## Source data
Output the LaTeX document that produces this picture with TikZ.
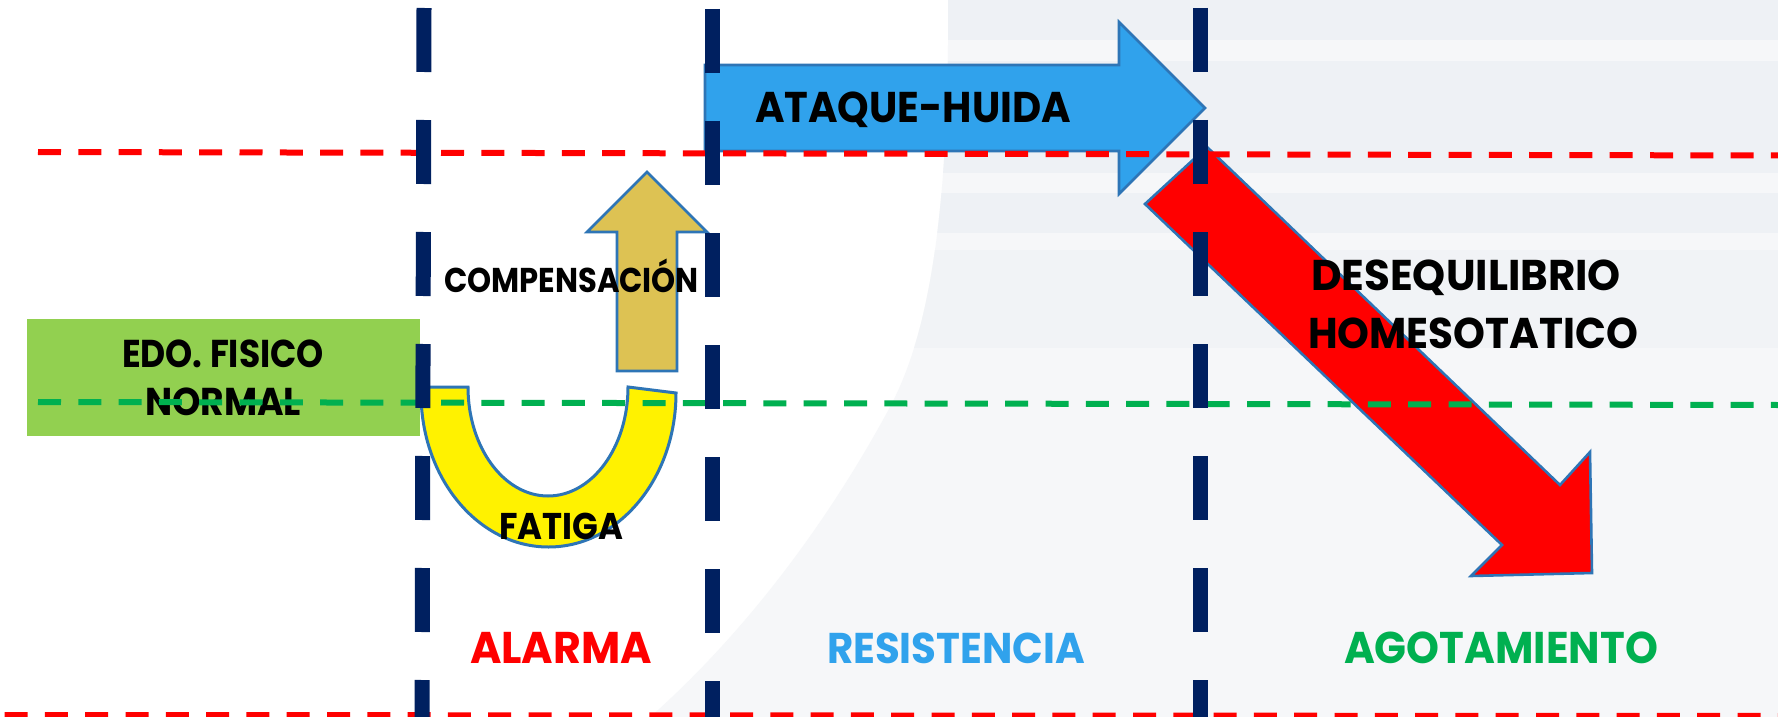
\documentclass[tikz,border=0pt]{standalone}
\usepackage{fontspec}
\usepackage{graphicx}
\newfontfamily\pop{Poppins}
\definecolor{navy}{HTML}{002060}
\definecolor{dred}{HTML}{FF0000}
\definecolor{dgreen}{HTML}{00B050}
\definecolor{skyblue}{HTML}{30A2EC}
\definecolor{edge}{HTML}{2E75B6}
\definecolor{tan}{HTML}{DDC253}
\definecolor{lgreen}{HTML}{92D050}
\definecolor{bgA}{HTML}{EEF1F5}
\definecolor{bgB}{HTML}{F6F7F9}
\definecolor{bgC}{HTML}{F1F3F6}
\newcommand\fitw[3]{\resizebox{#1}{\height}{\fontsize{#2}{#2}\selectfont\bfseries #3}}
\tikzset{
  lab/.style={anchor=base west, inner sep=0pt, outer sep=0pt, font=\pop},
  navyline/.style={draw=navy, line width=7.5pt, dash pattern=on 32pt off 24pt},
  hdash/.style={line width=3pt, dash pattern=on 11.5pt off 8.65pt},
  shapeedge/.style={draw=edge, line width=1.3pt, line join=miter}
}
\begin{document}
\begin{tikzpicture}[x=0.5pt,y=-0.5pt]
\useasboundingbox (0,0) rectangle (1778,717);
\fill[white] (0,0) rectangle (1778,717);
% background panel
\begin{scope}
\clip (948,-2) .. controls (950,250) and (920,350) .. (890,407)
  .. controls (840,500) and (760,620) .. (648,719) -- (1780,719) -- (1780,-2) -- cycle;
\fill[bgB] (0,0) rectangle (1778,717);
\fill[bgA] (0,0) rectangle (1778,40);
\fill[bgA] (0,61) rectangle (1778,173);
\fill[bgA] (0,193) rectangle (1778,233);
\fill[bgC] (0,250) rectangle (1778,348);
\end{scope}
% green box
\fill[lgreen] (27,319) rectangle (420,436);
% yellow U
\path[fill=yellow, shapeedge, line width=1.5pt] (421,387) -- (468,387)
  arc[start angle=180, end angle=0, x radius=80, y radius=109] -- (676,393)
  arc[start angle=0, end angle=180, x radius=127.5, y radius=154] -- cycle;
% tan arrow
\path[fill=tan, shapeedge] (647,172) -- (707,232) -- (677,232) -- (677,371) -- (617,371) -- (617,232) -- (587,232) -- cycle;
% blue arrow
\path[fill=skyblue, shapeedge] (705,65) -- (1119,65) -- (1119,22) -- (1205,108) -- (1119,194) -- (1119,151) -- (705,151) -- cycle;
% red arrow
\path[fill=dred, shapeedge] (1207,147) -- (1560,485) -- (1590,452) -- (1592,573) -- (1471,576) -- (1502,545) -- (1145,204) -- cycle;
% texts
\node[lab] (ataque) at (755,123) {\fitw{158pt}{21.5pt}{ATAQUE-HUIDA}};
\node[lab] (comp) at (444,292) {\fitw{127.5pt}{17.2pt}{COMPENSACIÓN}};
\node[lab] (edo) at (122,367) {\fitw{101pt}{19.4pt}{EDO. FISICO}};
\node[lab] (normal) at (145,415) {\fitw{78pt}{19.4pt}{NORMAL}};
\node[lab] (fatiga) at (499,539) {\fitw{62pt}{18.6pt}{FATIGA}};
\node[lab] (deseq) at (1311,290) {\fitw{155pt}{21.5pt}{DESEQUILIBRIO}};
\node[lab] (homeo) at (1308,348) {\fitw{165pt}{21.5pt}{HOMESOTATICO}};
\node[lab, text=dred] (alarma) at (470,663) {\fitw{91pt}{22.2pt}{ALARMA}};
\node[lab, text=skyblue] (resist) at (827,663) {\fitw{129pt}{21.5pt}{RESISTENCIA}};
\node[lab, text=dgreen] (agot) at (1344,663) {\fitw{157pt}{22.2pt}{AGOTAMIENTO}};
% horizontal dashed lines
\draw[hdash, dred] (38,152) -- (1778,155.5);
\draw[hdash, dgreen] (38,402) -- (1778,405);
\draw[hdash, dred] (4.6,715) -- (1778,716);
% vertical navy dashed lines
\draw[navyline] (424,8) -- (422,720);
\draw[navyline] (712,9) -- (712,720);
\draw[navyline] (1200,8) -- (1200,720);
\end{tikzpicture}
\end{document}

## Given task
The data above should be repeated exactly, minus any pictures.

## Output below
Output the LaTeX document that produces this picture with TikZ.
\documentclass[tikz,border=0pt]{standalone}
\usepackage{fontspec}
\usepackage{graphicx}
\newfontfamily\pop{Poppins}
\definecolor{navy}{HTML}{002060}
\definecolor{dred}{HTML}{FF0000}
\definecolor{dgreen}{HTML}{00B050}
\definecolor{skyblue}{HTML}{30A2EC}
\definecolor{edge}{HTML}{2E75B6}
\definecolor{tan}{HTML}{DDC253}
\definecolor{lgreen}{HTML}{92D050}
\definecolor{bgA}{HTML}{EEF1F5}
\definecolor{bgB}{HTML}{F6F7F9}
\definecolor{bgC}{HTML}{F1F3F6}
\newcommand\fitw[3]{\resizebox{#1}{\height}{\fontsize{#2}{#2}\selectfont\bfseries #3}}
\tikzset{
  lab/.style={anchor=base west, inner sep=0pt, outer sep=0pt, font=\pop},
  navyline/.style={draw=navy, line width=7.5pt, dash pattern=on 32pt off 24pt},
  hdash/.style={line width=3pt, dash pattern=on 11.5pt off 8.65pt},
  shapeedge/.style={draw=edge, line width=1.3pt, line join=miter}
}
\begin{document}
\begin{tikzpicture}[x=0.5pt,y=-0.5pt]
\useasboundingbox (0,0) rectangle (1778,717);
\fill[white] (0,0) rectangle (1778,717);
% background panel
\begin{scope}
\clip (948,-2) .. controls (950,250) and (920,350) .. (890,407)
  .. controls (840,500) and (760,620) .. (648,719) -- (1780,719) -- (1780,-2) -- cycle;
\fill[bgB] (0,0) rectangle (1778,717);
\fill[bgA] (0,0) rectangle (1778,40);
\fill[bgA] (0,61) rectangle (1778,173);
\fill[bgA] (0,193) rectangle (1778,233);
\fill[bgC] (0,250) rectangle (1778,348);
\end{scope}
% green box
\fill[lgreen] (27,319) rectangle (420,436);
% yellow U
\path[fill=yellow, shapeedge, line width=1.5pt] (421,387) -- (468,387)
  arc[start angle=180, end angle=0, x radius=80, y radius=109] -- (676,393)
  arc[start angle=0, end angle=180, x radius=127.5, y radius=154] -- cycle;
% tan arrow
\path[fill=tan, shapeedge] (647,172) -- (707,232) -- (677,232) -- (677,371) -- (617,371) -- (617,232) -- (587,232) -- cycle;
% blue arrow
\path[fill=skyblue, shapeedge] (705,65) -- (1119,65) -- (1119,22) -- (1205,108) -- (1119,194) -- (1119,151) -- (705,151) -- cycle;
% red arrow
\path[fill=dred, shapeedge] (1207,147) -- (1560,485) -- (1590,452) -- (1592,573) -- (1471,576) -- (1502,545) -- (1145,204) -- cycle;
% texts
\node[lab] (ataque) at (755,123) {\fitw{158pt}{21.5pt}{ATAQUE-HUIDA}};
\node[lab] (comp) at (444,292) {\fitw{127.5pt}{17.2pt}{COMPENSACIÓN}};
\node[lab] (edo) at (122,367) {\fitw{101pt}{19.4pt}{EDO. FISICO}};
\node[lab] (normal) at (145,415) {\fitw{78pt}{19.4pt}{NORMAL}};
\node[lab] (fatiga) at (499,539) {\fitw{62pt}{18.6pt}{FATIGA}};
\node[lab] (deseq) at (1311,290) {\fitw{155pt}{21.5pt}{DESEQUILIBRIO}};
\node[lab] (homeo) at (1308,348) {\fitw{165pt}{21.5pt}{HOMESOTATICO}};
\node[lab, text=dred] (alarma) at (470,663) {\fitw{91pt}{22.2pt}{ALARMA}};
\node[lab, text=skyblue] (resist) at (827,663) {\fitw{129pt}{21.5pt}{RESISTENCIA}};
\node[lab, text=dgreen] (agot) at (1344,663) {\fitw{157pt}{22.2pt}{AGOTAMIENTO}};
% horizontal dashed lines
\draw[hdash, dred] (38,152) -- (1778,155.5);
\draw[hdash, dgreen] (38,402) -- (1778,405);
\draw[hdash, dred] (4.6,715) -- (1778,716);
% vertical navy dashed lines
\draw[navyline] (424,8) -- (422,720);
\draw[navyline] (712,9) -- (712,720);
\draw[navyline] (1200,8) -- (1200,720);
\end{tikzpicture}
\end{document}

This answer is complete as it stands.